What the task asks: Reproduce the listing below from the line with "Write the matplotlib code for this chart." to the line with "ax.set_ylim(92, 100)", both lines included, character for character, minus any pictures.

Records to use:
## start

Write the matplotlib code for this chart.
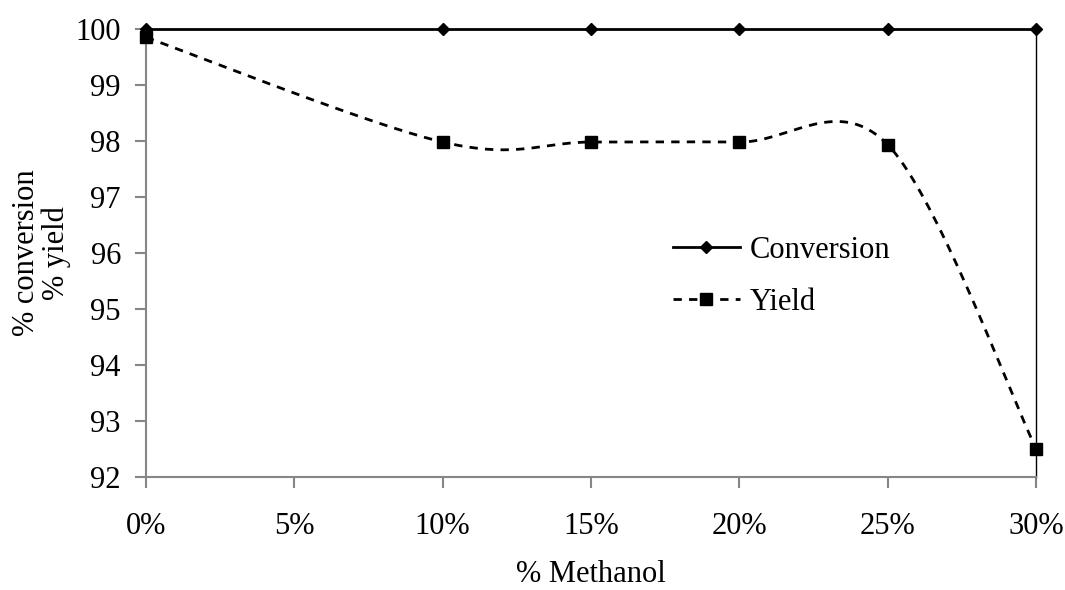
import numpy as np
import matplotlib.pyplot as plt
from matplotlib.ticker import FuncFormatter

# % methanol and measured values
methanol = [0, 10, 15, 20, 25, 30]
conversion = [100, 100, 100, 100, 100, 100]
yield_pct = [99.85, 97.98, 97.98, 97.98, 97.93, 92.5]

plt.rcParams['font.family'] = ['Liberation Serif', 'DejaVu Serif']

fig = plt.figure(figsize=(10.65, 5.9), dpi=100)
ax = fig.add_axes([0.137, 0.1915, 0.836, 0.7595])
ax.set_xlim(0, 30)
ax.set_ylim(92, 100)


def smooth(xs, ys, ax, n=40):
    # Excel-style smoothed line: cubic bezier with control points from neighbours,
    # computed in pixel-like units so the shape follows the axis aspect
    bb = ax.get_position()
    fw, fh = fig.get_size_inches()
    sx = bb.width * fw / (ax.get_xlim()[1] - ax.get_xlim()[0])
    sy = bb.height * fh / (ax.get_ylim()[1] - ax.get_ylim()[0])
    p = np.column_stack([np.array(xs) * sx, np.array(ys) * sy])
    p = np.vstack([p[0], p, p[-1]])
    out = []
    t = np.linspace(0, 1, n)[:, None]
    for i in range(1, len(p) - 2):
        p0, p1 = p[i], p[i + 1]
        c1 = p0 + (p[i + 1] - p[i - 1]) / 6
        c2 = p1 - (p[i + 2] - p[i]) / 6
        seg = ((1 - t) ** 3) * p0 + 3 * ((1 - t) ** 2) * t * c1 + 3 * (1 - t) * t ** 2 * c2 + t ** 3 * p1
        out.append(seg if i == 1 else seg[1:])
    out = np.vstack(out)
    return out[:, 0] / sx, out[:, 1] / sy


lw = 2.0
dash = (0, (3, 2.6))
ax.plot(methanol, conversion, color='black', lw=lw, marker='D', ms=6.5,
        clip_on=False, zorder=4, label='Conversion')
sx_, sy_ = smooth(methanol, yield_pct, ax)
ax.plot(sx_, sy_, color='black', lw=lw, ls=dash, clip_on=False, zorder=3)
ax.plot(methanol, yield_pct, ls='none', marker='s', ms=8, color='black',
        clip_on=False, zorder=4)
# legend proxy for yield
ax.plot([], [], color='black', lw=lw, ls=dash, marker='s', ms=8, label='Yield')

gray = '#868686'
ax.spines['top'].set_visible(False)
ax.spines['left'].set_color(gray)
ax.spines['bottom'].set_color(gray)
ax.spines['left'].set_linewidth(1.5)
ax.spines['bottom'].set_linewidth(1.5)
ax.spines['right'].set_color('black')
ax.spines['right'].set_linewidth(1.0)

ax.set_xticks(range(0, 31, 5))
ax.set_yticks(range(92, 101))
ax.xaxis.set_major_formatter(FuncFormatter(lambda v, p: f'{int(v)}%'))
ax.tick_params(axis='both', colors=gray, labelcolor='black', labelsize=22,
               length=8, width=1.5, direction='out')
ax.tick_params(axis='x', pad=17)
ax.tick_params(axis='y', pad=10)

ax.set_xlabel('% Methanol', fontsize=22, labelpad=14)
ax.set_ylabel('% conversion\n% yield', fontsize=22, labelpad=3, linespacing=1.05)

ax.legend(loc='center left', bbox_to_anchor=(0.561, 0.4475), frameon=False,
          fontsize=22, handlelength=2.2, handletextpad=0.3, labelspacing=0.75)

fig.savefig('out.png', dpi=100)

## end
## start

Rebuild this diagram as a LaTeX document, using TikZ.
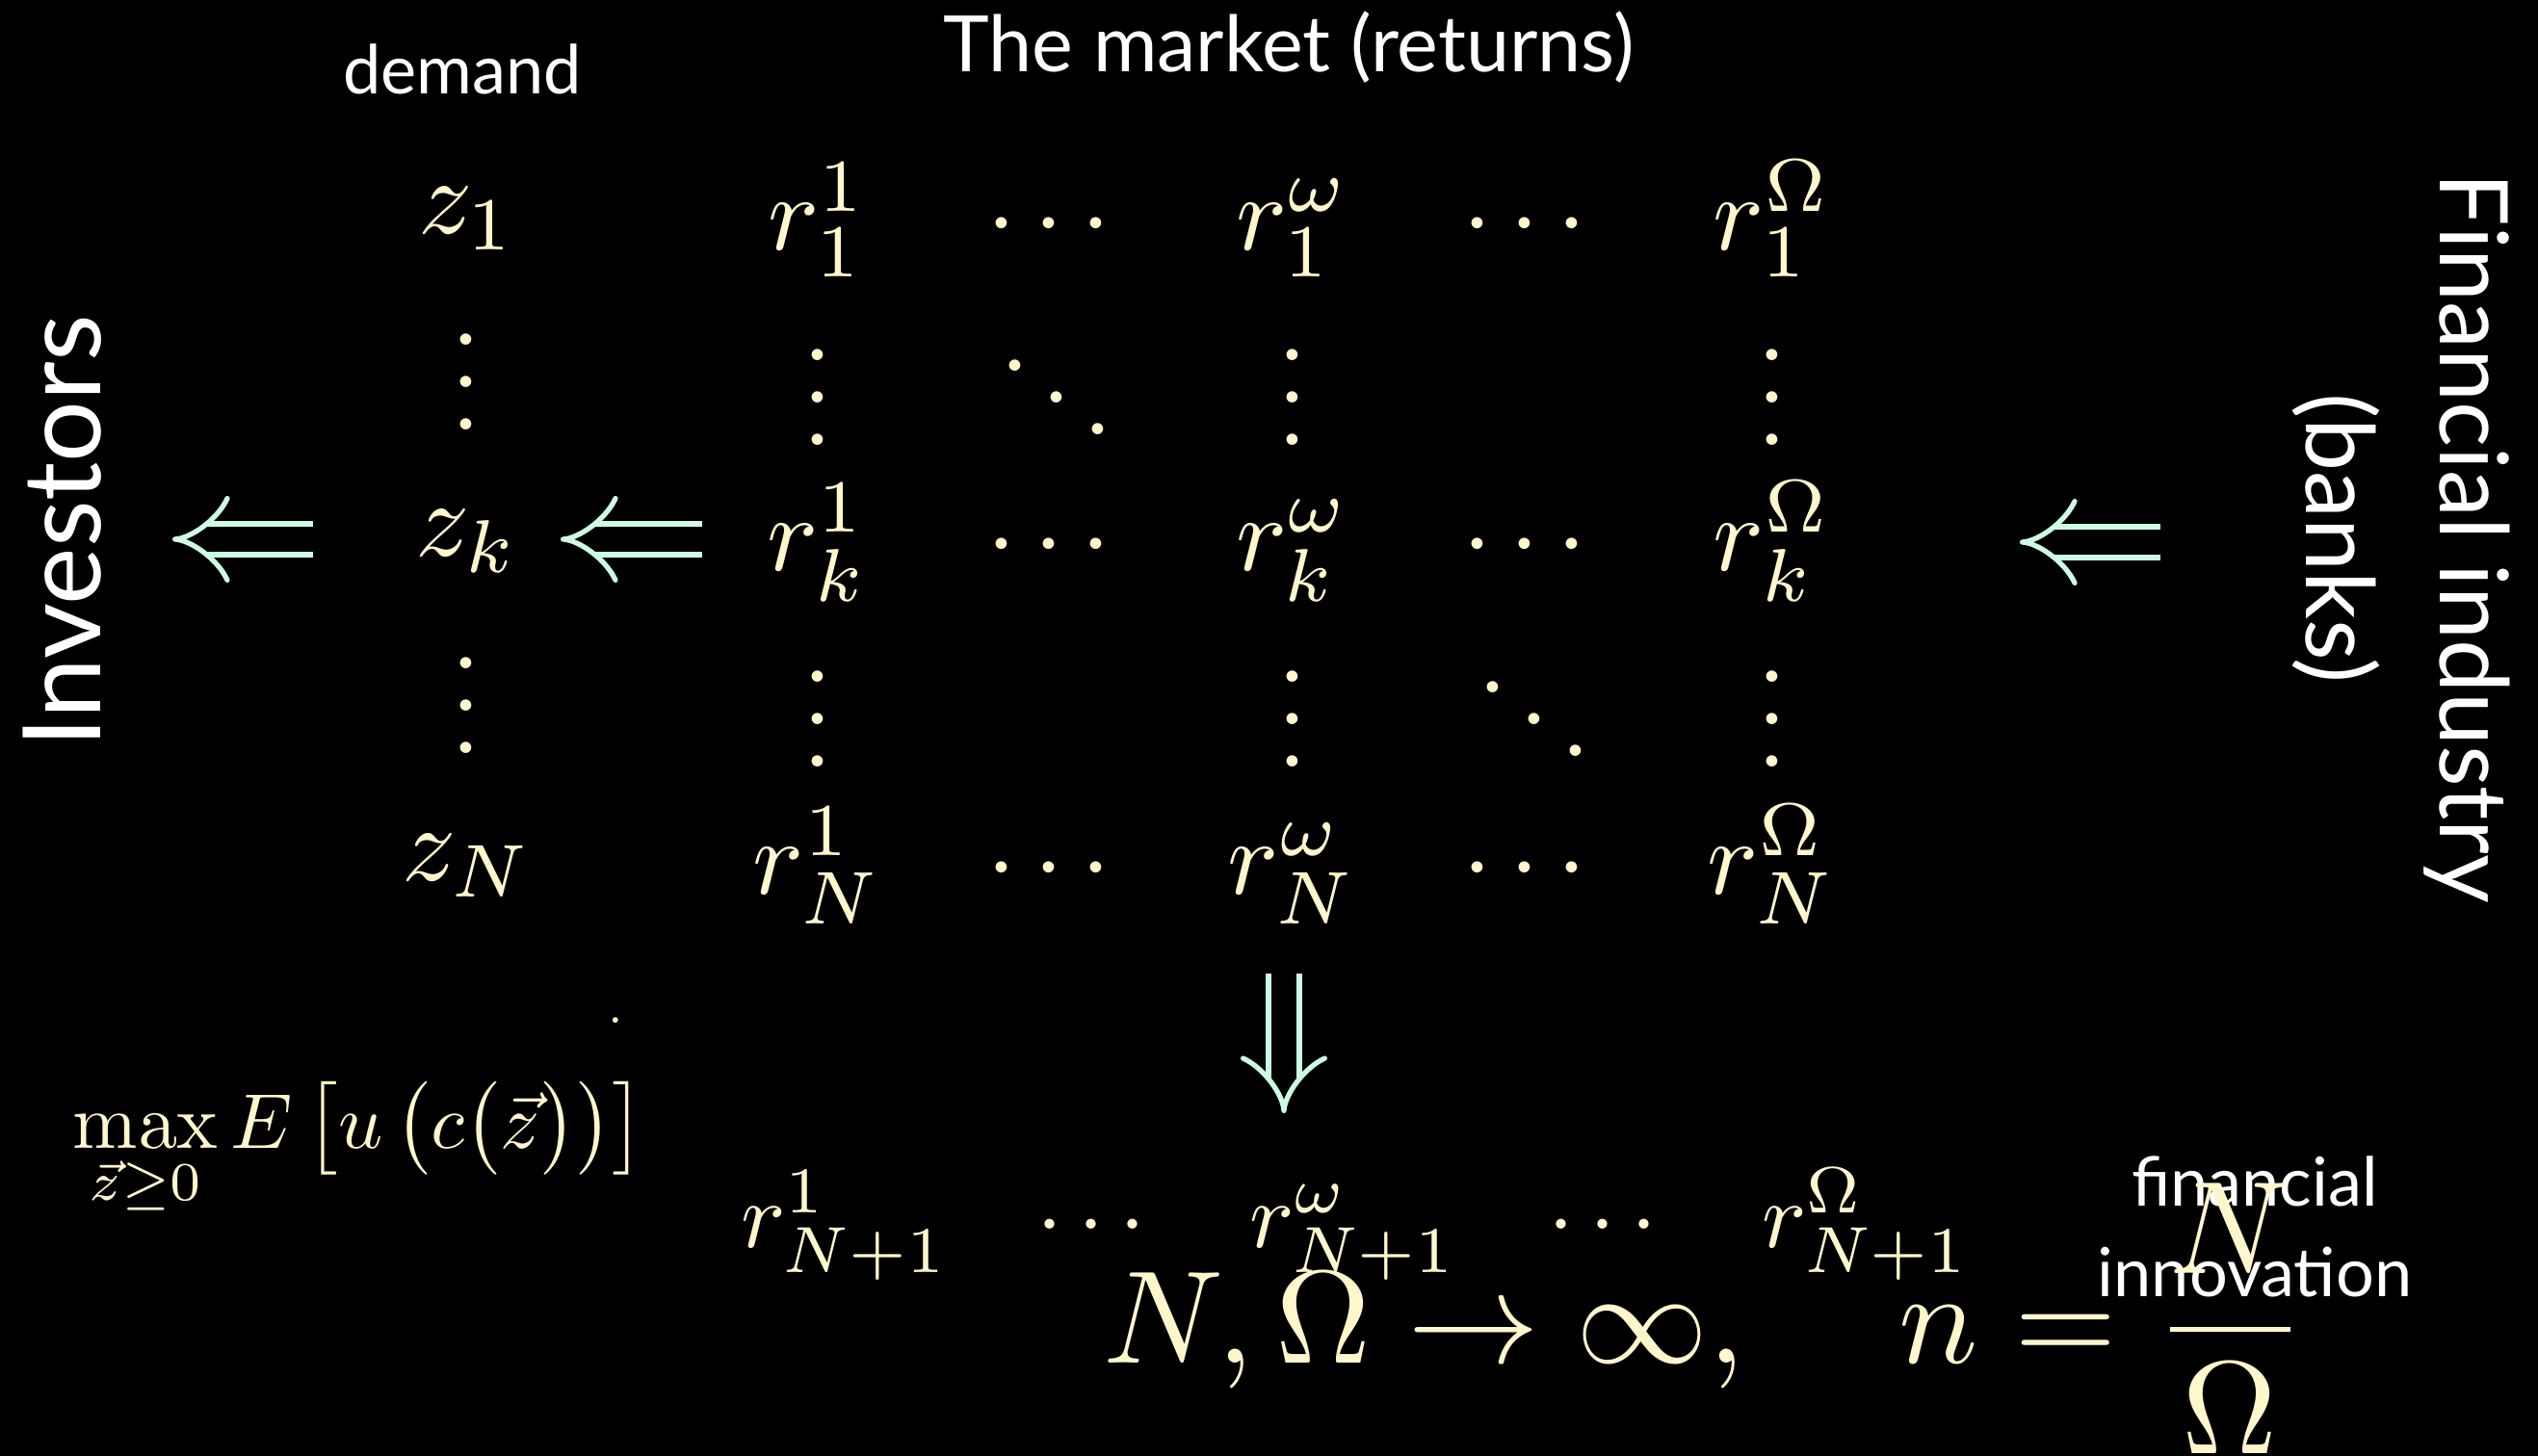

## end

Answer to this task:
Write the matplotlib code for this chart.
import numpy as np
import matplotlib.pyplot as plt
from matplotlib.ticker import FuncFormatter

# % methanol and measured values
methanol = [0, 10, 15, 20, 25, 30]
conversion = [100, 100, 100, 100, 100, 100]
yield_pct = [99.85, 97.98, 97.98, 97.98, 97.93, 92.5]

plt.rcParams['font.family'] = ['Liberation Serif', 'DejaVu Serif']

fig = plt.figure(figsize=(10.65, 5.9), dpi=100)
ax = fig.add_axes([0.137, 0.1915, 0.836, 0.7595])
ax.set_xlim(0, 30)
ax.set_ylim(92, 100)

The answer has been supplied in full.